(Objective): Copy nothing but the text: reproduce each line of the listing exactly and leave the pictures out.

(Dataset excerpt):
++++++++++++++++++++
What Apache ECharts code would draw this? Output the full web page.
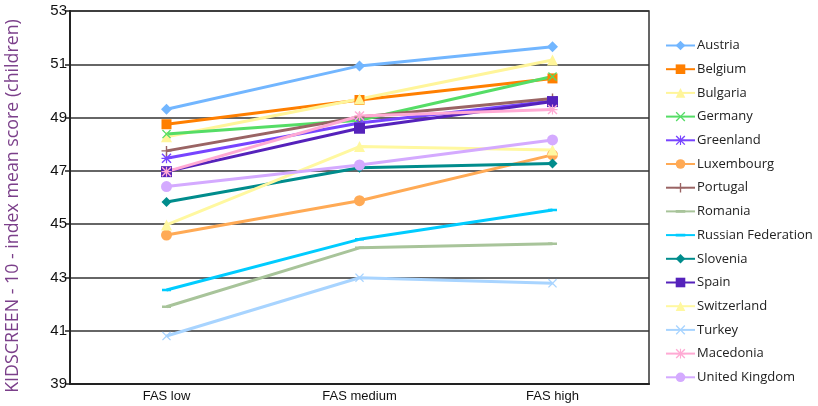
<!DOCTYPE html>
<html><head><meta charset="utf-8">
<script src="https://cdn.jsdelivr.net/npm/echarts@6/dist/echarts.min.js"></script>
<style>html,body{margin:0;padding:0;background:#fff}#c{width:818px;height:406px}</style>
</head><body><div id="c"></div>
<script>
const categories = ['FAS low', 'FAS medium', 'FAS high'];
const yTicks = [39, 41, 43, 45, 47, 49, 51, 53];
const yTitle = 'KIDSCREEN - 10 - index mean score (children)';
const austria = [49.31, 50.94, 51.66];
const belgium = [48.75, 49.66, 50.47];
const bulgaria = [48.28, 49.7, 51.16];
const germany = [48.38, 48.9, 50.54];
const greenland = [47.47, 48.8, 49.62];
const luxembourg = [44.59, 45.88, 47.6];
const portugal = [47.75, 49.02, 49.72];
const romania = [41.9, 44.11, 44.26];
const russia = [42.53, 44.43, 45.53];
const slovenia = [45.83, 47.12, 47.28];
const spain = [46.97, 48.6, 49.6];
const switzerland = [44.97, 47.91, 47.78];
const turkey = [40.8, 42.99, 42.78];
const macedonia = [46.97, 49.06, 49.3];
const uk = [46.41, 47.22, 48.16];

const X = 'path://M0,1L1,0L5,4L9,0L10,1L6,5L10,9L9,10L5,6L1,10L0,9L4,5Z';
const STAR = 'path://M0,1L1,0L4.4,3.4V0H5.6V3.4L9,0L10,1L6.6,4.4H10V5.6H6.6L10,9L9,10L5.6,6.6V10H4.4V6.6L1,10L0,9L3.4,5.6H0V4.4H3.4Z';
const PLUS = 'path://M4.3,0H5.7V4.3H10V5.7H5.7V10H4.3V5.7H0V4.3H4.3Z';
const DASH = 'path://M0,0H0.01V0.01H0Z M0,3.6H10V6.4H0Z M9.99,9.99H10V10H9.99Z';

const defs = [
  ['Austria', austria, '#72b6ff', 'diamond', 11],
  ['Belgium', belgium, '#ff7f00', 'rect', 10],
  ['Bulgaria', bulgaria, '#fff59a', 'triangle', 11],
  ['Germany', germany, '#55dd66', X, 9],
  ['Greenland', greenland, '#7744ff', STAR, 10],
  ['Luxembourg', luxembourg, '#ffaa55', 'circle', 11],
  ['Portugal', portugal, '#9a6464', PLUS, 10],
  ['Romania', romania, '#a8c49a', DASH, 9],
  ['Russian Federation', russia, '#00ccff', DASH, 9],
  ['Slovenia', slovenia, '#008c8c', 'diamond', 10],
  ['Spain', spain, '#5522bb', 'rect', 11],
  ['Switzerland', switzerland, '#fff8a0', 'triangle', 11],
  ['Turkey', turkey, '#a8d4ff', X, 9],
  ['Macedonia', macedonia, '#ffaad4', STAR, 10],
  ['United Kingdom', uk, '#d4aaff', 'circle', 11]
];

const chart = echarts.init(document.getElementById('c'), null, {renderer: 'canvas'});
chart.setOption({
  animation: false,
  grid: {left: 70, right: 169, top: 11, bottom: 22, show: true, borderColor: '#333', borderWidth: 1.5},
  legend: {
    orient: 'vertical', left: 660, top: 34, itemWidth: 29, itemHeight: 12, itemGap: 10.7,
    textStyle: {fontFamily: 'Open Sans', fontSize: 13, color: '#222', padding: [0, 0, 0, -3]},
    data: defs.map(d => d[0])
  },
  graphic: [{
    type: 'text', x: 13, y: 206, rotation: Math.PI / 2,
    style: {text: yTitle, font: '17.8px "Open Sans"', fill: '#7b3f8a', align: 'center', verticalAlign: 'middle'}
  }],
  xAxis: {
    type: 'category', data: categories, boundaryGap: true,
    axisLine: {lineStyle: {color: '#222', width: 2}},
    axisTick: {show: false},
    axisLabel: {fontFamily: 'Liberation Sans', fontSize: 13, color: '#111', margin: 6}
  },
  yAxis: {
    type: 'value', min: yTicks[0], max: yTicks[yTicks.length - 1], interval: 2,
    axisLine: {show: true, lineStyle: {color: '#222', width: 2}},
    axisTick: {show: true, length: 5, lineStyle: {color: '#222', width: 1.5}},
    axisLabel: {fontFamily: 'Liberation Sans', fontSize: 15, color: '#111', margin: 3},
    splitLine: {lineStyle: {color: '#333', width: 1.5}}
  },
  series: defs.map(d => ({
    name: d[0], type: 'line', data: d[1],
    symbol: d[3], symbolSize: d[4],
    lineStyle: {color: d[2], width: 3},
    itemStyle: {color: d[2]}
  }))
});
</script></body></html>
++++++++++++++++++++
(Written response):
What Apache ECharts code would draw this? Output the full web page.
<!DOCTYPE html>
<html><head><meta charset="utf-8">
<script src="https://cdn.jsdelivr.net/npm/echarts@6/dist/echarts.min.js"></script>
<style>html,body{margin:0;padding:0;background:#fff}#c{width:818px;height:406px}</style>
</head><body><div id="c"></div>
<script>
const categories = ['FAS low', 'FAS medium', 'FAS high'];
const yTicks = [39, 41, 43, 45, 47, 49, 51, 53];
const yTitle = 'KIDSCREEN - 10 - index mean score (children)';
const austria = [49.31, 50.94, 51.66];
const belgium = [48.75, 49.66, 50.47];
const bulgaria = [48.28, 49.7, 51.16];
const germany = [48.38, 48.9, 50.54];
const greenland = [47.47, 48.8, 49.62];
const luxembourg = [44.59, 45.88, 47.6];
const portugal = [47.75, 49.02, 49.72];
const romania = [41.9, 44.11, 44.26];
const russia = [42.53, 44.43, 45.53];
const slovenia = [45.83, 47.12, 47.28];
const spain = [46.97, 48.6, 49.6];
const switzerland = [44.97, 47.91, 47.78];
const turkey = [40.8, 42.99, 42.78];
const macedonia = [46.97, 49.06, 49.3];
const uk = [46.41, 47.22, 48.16];

const X = 'path://M0,1L1,0L5,4L9,0L10,1L6,5L10,9L9,10L5,6L1,10L0,9L4,5Z';
const STAR = 'path://M0,1L1,0L4.4,3.4V0H5.6V3.4L9,0L10,1L6.6,4.4H10V5.6H6.6L10,9L9,10L5.6,6.6V10H4.4V6.6L1,10L0,9L3.4,5.6H0V4.4H3.4Z';
const PLUS = 'path://M4.3,0H5.7V4.3H10V5.7H5.7V10H4.3V5.7H0V4.3H4.3Z';
const DASH = 'path://M0,0H0.01V0.01H0Z M0,3.6H10V6.4H0Z M9.99,9.99H10V10H9.99Z';

const defs = [
  ['Austria', austria, '#72b6ff', 'diamond', 11],
  ['Belgium', belgium, '#ff7f00', 'rect', 10],
  ['Bulgaria', bulgaria, '#fff59a', 'triangle', 11],
  ['Germany', germany, '#55dd66', X, 9],
  ['Greenland', greenland, '#7744ff', STAR, 10],
  ['Luxembourg', luxembourg, '#ffaa55', 'circle', 11],
  ['Portugal', portugal, '#9a6464', PLUS, 10],
  ['Romania', romania, '#a8c49a', DASH, 9],
  ['Russian Federation', russia, '#00ccff', DASH, 9],
  ['Slovenia', slovenia, '#008c8c', 'diamond', 10],
  ['Spain', spain, '#5522bb', 'rect', 11],
  ['Switzerland', switzerland, '#fff8a0', 'triangle', 11],
  ['Turkey', turkey, '#a8d4ff', X, 9],
  ['Macedonia', macedonia, '#ffaad4', STAR, 10],
  ['United Kingdom', uk, '#d4aaff', 'circle', 11]
];

const chart = echarts.init(document.getElementById('c'), null, {renderer: 'canvas'});
chart.setOption({
  animation: false,
  grid: {left: 70, right: 169, top: 11, bottom: 22, show: true, borderColor: '#333', borderWidth: 1.5},
  legend: {
    orient: 'vertical', left: 660, top: 34, itemWidth: 29, itemHeight: 12, itemGap: 10.7,
    textStyle: {fontFamily: 'Open Sans', fontSize: 13, color: '#222', padding: [0, 0, 0, -3]},
    data: defs.map(d => d[0])
  },
  graphic: [{
    type: 'text', x: 13, y: 206, rotation: Math.PI / 2,
    style: {text: yTitle, font: '17.8px "Open Sans"', fill: '#7b3f8a', align: 'center', verticalAlign: 'middle'}
  }],
  xAxis: {
    type: 'category', data: categories, boundaryGap: true,
    axisLine: {lineStyle: {color: '#222', width: 2}},
    axisTick: {show: false},
    axisLabel: {fontFamily: 'Liberation Sans', fontSize: 13, color: '#111', margin: 6}
  },
  yAxis: {
    type: 'value', min: yTicks[0], max: yTicks[yTicks.length - 1], interval: 2,
    axisLine: {show: true, lineStyle: {color: '#222', width: 2}},
    axisTick: {show: true, length: 5, lineStyle: {color: '#222', width: 1.5}},
    axisLabel: {fontFamily: 'Liberation Sans', fontSize: 15, color: '#111', margin: 3},
    splitLine: {lineStyle: {color: '#333', width: 1.5}}
  },
  series: defs.map(d => ({
    name: d[0], type: 'line', data: d[1],
    symbol: d[3], symbolSize: d[4],
    lineStyle: {color: d[2], width: 3},
    itemStyle: {color: d[2]}
  }))
});
</script></body></html>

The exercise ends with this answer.